Kennen Sie das? Endlich Freitagabend – und die Energie reicht gerade noch, um sich aufs Sofa zu schleppen und sich mit etwas TV-Trash berieseln zu lassen. Vielleicht scrollt man parallel noch durch das Handy, weil selbst die Aufmerksamkeit für einen ganzen Film nicht mehr ausreicht. Wir nennen das Erholung – doch in Wahrheit ist es oft nur Erschöpfung.
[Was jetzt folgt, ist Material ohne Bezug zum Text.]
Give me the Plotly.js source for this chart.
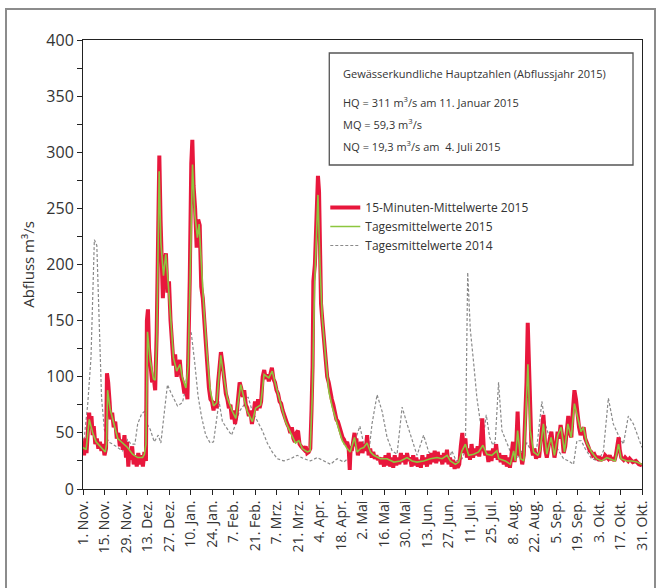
<!DOCTYPE html>
<html>
<head>
<meta charset="utf-8">
<script src="https://cdn.plot.ly/plotly-3.0.1.min.js"></script>
<style>
  html, body { margin: 0; padding: 0; background: #fff; }
  #wrap { position: relative; width: 660px; height: 588px; overflow: hidden; }
  #frame { position: absolute; left: 5px; top: 8px; width: 651px; height: 600px; border: 2px solid #8c8c8c; box-sizing: border-box; }
  #chart { position: absolute; left: 0; top: 0; width: 660px; height: 588px; }
</style>
</head>
<body>
<div id="wrap"><div id="frame"></div><div id="chart"></div></div>
<script>
// Tick positions (days since 1 Nov 2014) and labels
const tickDays = [0,14,28,42,56,70,84,98,112,126,140,154,168,182,196,210,224,238,252,266,280,294,308,322,336,350,364];
const tickLabels = ["1. Nov.","15. Nov.","29. Nov.","13. Dez.","27. Dez.","10. Jan.","24. Jan.","7. Feb.","21. Feb.","7. Mrz.","21. Mrz.","4. Apr.","18. Apr.","2. Mai","16. Mai","30. Mai","13. Jun.","27. Jun.","11. Jul.","25. Jul.","8. Aug.","22. Aug.","5. Sep.","19. Sep.","3. Okt.","17. Okt.","31. Okt."];

// 15-Minuten-Mittelwerte 2015 [day, m3/s]
const minuten2015 = [[0,42],[0.7,30],[1.5,45],[2.3,32],[3,48],[4,68],[4.8,55],[5.5,65],[6.3,48],[7,56],[8,40],[9,45],[10,36],[11,42],[12,34],[13,40],[14,30],[15,36],[15.6,103],[16.4,95],[17.3,78],[18,62],[19,68],[20,55],[21,60],[22,45],[23,50],[24,38],[25,44],[26,35],[27,48],[28,28],[28.7,42],[29.5,20],[30.3,35],[31,26],[32,38],[33,22],[34,30],[35,20],[36,32],[37,22],[38,30],[39,20],[40,33],[41,25],[41.6,150],[42.3,160],[43,125],[44,110],[45,95],[46,100],[47,88],[48,140],[49,280],[49.7,297],[50.5,240],[51.3,200],[52,170],[53,200],[54,210],[55,175],[56,185],[57,150],[58,130],[59,110],[60,120],[61,100],[62,108],[63,115],[64,100],[65,95],[66,85],[67,92],[68,80],[68.7,120],[69.5,185],[70.5,290],[71.2,311],[72,270],[73,250],[74,215],[75,240],[76,235],[77,180],[78,170],[79,145],[80,130],[81,110],[82,90],[83,80],[84,78],[85,70],[86,78],[87,72],[88,95],[89,110],[89.8,122],[91,110],[92,95],[93,85],[94,80],[95,72],[96,75],[97,62],[98,70],[99,58],[100,66],[101,80],[102,95],[103,90],[104,82],[105,88],[106,75],[107,72],[108,65],[109,70],[110,58],[111,66],[112,78],[113,70],[114,80],[115,72],[116,78],[117,100],[118,106],[119,98],[120,102],[121,96],[122,104],[123,108],[124,98],[125,95],[126,88],[127,85],[128,78],[129,76],[130,70],[131,65],[132,62],[133,58],[134,55],[135,50],[136,55],[137,45],[138,42],[139,50],[140,52],[141,40],[142,38],[143,36],[144,35],[145,38],[146,32],[147,33],[148,36],[148.8,70],[149.5,110],[150,185],[151,200],[152,240],[153,279],[153.7,265],[154.3,210],[155,165],[156,148],[157,130],[158,120],[159,100],[160,95],[161,85],[162,80],[163,75],[164,68],[165,62],[166,60],[167,55],[168,50],[169,46],[170,44],[171,40],[172,42],[173,36],[173.7,17],[174.3,38],[175,34],[176,42],[176.8,50],[177.5,38],[178,45],[179,30],[180,35],[181,42],[182,32],[183,40],[184,34],[185,48],[186,30],[187,36],[188,28],[189,33],[190,27],[191,30],[192,26],[193,28],[194,22],[195,28],[196,20],[197,30],[198,21],[199,32],[200,20],[201,28],[202,19],[203,30],[204,21],[205,28],[206,22],[207,32],[208,24],[209,30],[210,22],[211,32],[212,25],[213,28],[214,20],[215,30],[216,21],[217,28],[218,20],[219,26],[220,19],[221,30],[222,22],[223,28],[224,20],[225,31],[226,22],[227,32],[228,24],[229,34],[230,23],[231,33],[232,25],[233,30],[234,22],[235,32],[236,24],[237,35],[238,22],[239,28],[240,20],[241,26],[242,18],[243,24],[244,19],[245,22],[246,38],[247,50],[248,32],[249,45],[250,28],[251,36],[252,26],[253,40],[254,28],[255,36],[256,30],[257,38],[258,29],[259,40],[260,63],[261,35],[262,30],[263,34],[264,24],[265,34],[266,25],[267,36],[268,28],[269,40],[270,26],[271,32],[272,24],[273,30],[274,22],[275,30],[276,20],[277,28],[278,19],[279,30],[280,42],[281,24],[282,36],[283,69],[284,30],[285,32],[286,22],[287,30],[288,60],[288.8,95],[289.6,148],[290.4,100],[291.2,55],[292,38],[293,30],[294,36],[295,27],[296,32],[297,28],[298,40],[299,55],[299.8,66],[300.5,50],[301,35],[302,28],[303,38],[304,45],[305,51],[306,35],[307,28],[308,36],[309,51],[310,45],[311,57],[312,48],[313,32],[314,38],[315,55],[316,65],[317,50],[318,46],[319,70],[320,88],[321,80],[322,62],[323,55],[324,48],[325,52],[326,55],[327,45],[328,40],[329,38],[330,34],[331,33],[332,30],[333,31],[334,28],[335,27],[336,29],[337,25],[338,28],[339,26],[340,30],[341,29],[342,27],[343,30],[344,26],[345,28],[346,25],[347,30],[348,42],[348.8,46],[349.5,35],[350.5,28],[352,26],[353,28],[355,25],[356,27],[358,24],[360,25],[362,22],[364,21]];

// Tagesmittelwerte 2015 [day, m3/s]
const tages2015 = [[0,37],[2,35],[4.1,62],[6.3,50],[8.5,42],[11.7,37],[14.5,33],[15.3,40],[16,88],[17.7,71],[20,59],[22.6,45],[25.8,41],[29,37],[32.3,31],[35.6,28],[38.8,28],[40,31],[41,40],[42,140],[43.7,115],[45.9,98],[47,97],[48,130],[49.6,283],[50.7,220],[52.4,190],[53.9,209],[55.4,185],[57.2,152],[58.9,117],[61,105],[63.2,111],[64.7,99],[67,90],[68.5,110],[69.7,179],[71.3,289],[72.8,245],[74.5,224],[75.6,236],[77.1,194],[78.8,159],[80.6,123],[82.8,88],[85,74],[87.1,77],[88.5,100],[89.7,119],[91.8,99],[94,81],[97.3,69],[99.5,63],[102.7,93],[104.9,81],[107,69],[110.3,60],[112.4,72],[115.7,75],[117.9,102],[121,99],[123.2,105],[125.4,93],[128.7,76],[131.9,60],[135.2,50],[138.4,41],[140.6,43],[142.8,36],[146,33],[147.9,34],[149.3,84],[150.8,182],[152.1,229],[153,262],[154.3,200],[155.8,152],[158,117],[160.1,87],[162.3,73],[165.5,58],[168.8,43],[172,36],[174,33],[176.8,46],[178.5,33],[180.7,36],[182.8,37],[185,41],[187.2,33],[189.3,30],[193.7,27],[198,27],[202.4,24],[206.7,25],[211,28],[214.3,25],[217.5,24],[221.8,25],[226.2,27],[230.5,28],[233.8,27],[237.1,30],[239.2,25],[242.5,22],[244.7,24],[246.8,34],[249,40],[251.1,30],[254.4,31],[257.6,33],[260.4,39],[263,31],[266.2,30],[269.5,34],[270.7,27],[275,25],[278.3,22],[280.4,34],[281.5,25],[283,52],[285,27],[287,25],[288.6,86],[289.7,111],[291.2,52],[293.4,33],[296.2,30],[297.6,34],[299.8,58],[302,31],[304.8,46],[307,30],[309.2,48],[311.3,55],[313.5,33],[315.7,58],[317.9,46],[320,76],[322.2,63],[324.3,51],[325.8,55],[328,41],[331.2,33],[334.5,27],[337.7,25],[341,28],[343,27],[346.5,25],[348.7,40],[350.4,27],[354,25],[357.4,25],[360.6,24],[364,22]];

// Tagesmittelwerte 2014 [day, m3/s]
const tages2014 = [[0,35],[3.1,76],[5.2,117],[7.4,222],[9,217],[10.6,155],[12.1,81],[13.9,53],[16.5,42],[19.3,40],[22.5,37],[25.8,34],[29,44],[31.2,40],[33.8,40],[35.6,58],[38.2,67],[39.9,69],[41.7,58],[43.8,53],[46.4,42],[49,48],[50.7,41],[52.9,66],[55,93],[57.2,86],[59.4,80],[61.5,74],[64.7,77],[66.9,89],[69.1,139],[70.5,139],[72.8,112],[74.9,83],[77.1,65],[79.9,48],[82.8,41],[85,42],[86.6,58],[88.6,78],[90.8,60],[94,53],[96.7,48],[99.5,58],[101.7,69],[104.9,75],[107.5,82],[110.3,69],[113.5,60],[116.8,52],[120,41],[123.2,33],[126.5,27],[130.8,25],[135.2,27],[139.5,30],[143.8,27],[148.1,25],[152.5,28],[156.8,25],[161.2,22],[165.5,27],[169.8,24],[174.2,29],[176.3,40],[180.3,56],[182.8,40],[186,31],[188.2,58],[191.5,84],[194.8,69],[198,46],[201.3,34],[204.5,31],[207.8,73],[211,58],[214.3,43],[217.5,30],[221.8,48],[225.1,33],[228.3,28],[231.6,27],[234.8,25],[238.1,25],[240.2,34],[243,25],[246.8,27],[249,34],[250.5,193],[252.2,142],[254.4,112],[256.5,81],[258.7,60],[260.8,48],[262.6,66],[264.8,46],[266.9,39],[268.4,42],[270.6,95],[272.8,52],[276,41],[279.3,30],[282.5,27],[285.8,34],[289,41],[292.3,33],[295.5,37],[298.8,78],[301,58],[303.2,48],[306.4,43],[309.7,34],[312.9,27],[316.2,25],[319.4,22],[321.6,43],[324.4,43],[327,36],[331.2,27],[335.6,25],[338.9,34],[342.1,81],[345.3,58],[348.6,48],[351.9,40],[355.1,65],[358.4,58],[361.6,46],[364,37]];

const seriesNames = ["15-Minuten-Mittelwerte 2015", "Tagesmittelwerte 2015", "Tagesmittelwerte 2014"];
const infoLines = [
  "Gewässerkundliche Hauptzahlen (Abflussjahr 2015)",
  "HQ = 311 m<sup>3</sup>/s am 11. Januar 2015",
  "MQ = 59,3 m<sup>3</sup>/s",
  "NQ = 19,3 m<sup>3</sup>/s am  4. Juli 2015"
];

const FONT = "'Open Sans', 'Noto Sans', sans-serif";
const xs = a => a.map(p => p[0]);
const ys = a => a.map(p => p[1]);

const traces = [
  { x: xs(tages2014), y: ys(tages2014), name: seriesNames[2], type: 'scatter', mode: 'lines',
    line: { color: '#8a8a8a', width: 1.2, dash: '3px,2px' }, legendrank: 3 },
  { x: xs(minuten2015), y: ys(minuten2015), name: seriesNames[0], type: 'scatter', mode: 'lines',
    line: { color: '#e8173c', width: 4 }, legendrank: 1 },
  { x: xs(tages2015), y: ys(tages2015), name: seriesNames[1], type: 'scatter', mode: 'lines',
    line: { color: '#8cc63e', width: 1.6 }, legendrank: 2 }
];

const plotL = 82.5, plotR = 642, plotT = 40, plotB = 489;
const px = v => (v - plotL) / (plotR - plotL);
const py = v => (plotB - v) / (plotB - plotT);

const infoY = [73, 102, 124, 146];
const annotations = infoLines.map((t, i) => ({
  xref: 'paper', yref: 'paper', x: px(341), y: py(infoY[i]), xanchor: 'left', yanchor: 'middle',
  text: t, showarrow: false, font: { family: FONT, size: 11, color: '#333' }
}));

const layout = {
  width: 660, height: 588,
  margin: { l: plotL, r: 660 - plotR, t: plotT, b: 588 - plotB },
  paper_bgcolor: 'rgba(0,0,0,0)', plot_bgcolor: '#fff',
  font: { family: FONT, color: '#333' },
  showlegend: true,
  legend: { x: px(325), y: py(193), xanchor: 'left', yanchor: 'top', bgcolor: 'rgba(0,0,0,0)',
            font: { family: FONT, size: 12, color: '#333' }, traceorder: 'normal' },
  xaxis: {
    range: [0, 364], tickmode: 'array', tickvals: tickDays, ticktext: tickLabels, tickangle: -90,
    ticks: 'outside', ticklen: 5, tickcolor: '#222', showgrid: false, zeroline: false,
    showline: true, linecolor: '#222', linewidth: 1, mirror: true,
    tickfont: { family: FONT, size: 14, color: '#333' }
  },
  yaxis: {
    range: [0, 400], dtick: 50, ticks: 'outside', ticklen: 5, tickcolor: '#222',
    minor: { dtick: 25, ticks: 'outside', ticklen: 5, tickcolor: '#222', showgrid: false },
    showgrid: false, zeroline: false, showline: true, linecolor: '#222', linewidth: 1, mirror: true,
    tickfont: { family: FONT, size: 16, color: '#333' },
    title: { text: 'Abfluss m³/s', font: { family: FONT, size: 15, color: '#333' }, standoff: 8 }
  },
  shapes: [{ type: 'rect', xref: 'paper', yref: 'paper', x0: px(329), x1: px(633), y0: py(165), y1: py(53),
             line: { color: '#555', width: 1.3 }, fillcolor: 'rgba(0,0,0,0)' }],
  annotations: annotations
};

Plotly.newPlot('chart', traces, layout, { displayModeBar: false, staticPlot: true });
</script>
</body>
</html>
„Nichts tun“ klingt verlockend, ist aber gar nicht so einfach. Versuchen Sie einmal, wirklich nichts zu tun (also auch kein Handy, kein Radio, kein Scrollen!). In einer Welt, die unsere Aufmerksamkeit pausenlos beansprucht, ist die radikale Absenz von Reizen zur Herausforderung geworden. Ich plädiere daher dafür, sich in der Freizeit bewusst Gutes zu tun – und das ist nicht dasselbe wie nichts tun.
Manche Menschen strukturieren auch ihre freie Zeit durch – fast wie den Arbeitsalltag. Andere hängen einfach ab und hoffen, dass das reicht. Beides kann auf Dauer unbefriedigend sein. In einem Gespräch mit meinem Sohn kamen wir kürzlich überein: Sich liebevoll um sich selbst zu kümmern heisst nicht, alles liegen zu lassen, sondern etwas zu tun, das Energie gibt – in der richtigen Dosis und zur richtigen Zeit.
Der Grat zwischen „müssen“ und „wollen“ ist manchmal schmal. Und um überhaupt zu merken, worauf man Lust hätte, braucht es zuallererst: unverplante Zeit. Erst wenn der Druck abnimmt, tauchen innere Impulse auf. Was tut jetzt gut? Was nährt – statt nur zu betäuben?
Erholsame Tätigkeiten sind individuell verschieden – und sie verändern sich. Es gibt keine allgemeingültigen Rezepte. Aber vielleicht ist bei diesen Anregungen etwas dabei, das einen kleinen Impuls auslöst:
- Mit einer Tasse Tee auf den Balkon sitzen und den Vögeln zuhören
- Frische Luft reinlassen und dabei ein Hörbuch oder einen Podcast hören
- Laut Musik hören – und dazu tanzen
- Die Krimskrams-Schublade entrümpeln
- Etwas Feines kochen oder backen
- Frische Blumen kaufen (oder pflücken?)
- Ein paar Seiten lesen – ohne Ziel, einfach so
- Etwas gestalten: nähen, stricken, malen, skizzieren
- Musik machen
- Ohne Fahrplan losreisen und neue Orte entdecken
- Spontan jemanden zum Kaffee einladen
- Spazieren. Schon moderate Bewegung kann Glückshormone freisetzen
- Sport. Die positive Wirkung von Bewegung auf die Stimmung ist gut erforscht – insbesondere bei sogenannten ergebnisfreien Sportarten, also ohne Leistungsdruck oder Wettbewerb. Das bestätigt auch Prof. Dr. Oliver Stoll im Interview mit Prof. Dr. Oliver Stoll
Nicht alles passt immer. Aber vielleicht erinnern solche Listen daran, dass Erholung nicht nur passiv ist. Sondern etwas, das man sich selbst gestalten kann – mit Feingefühl, ohne Druck.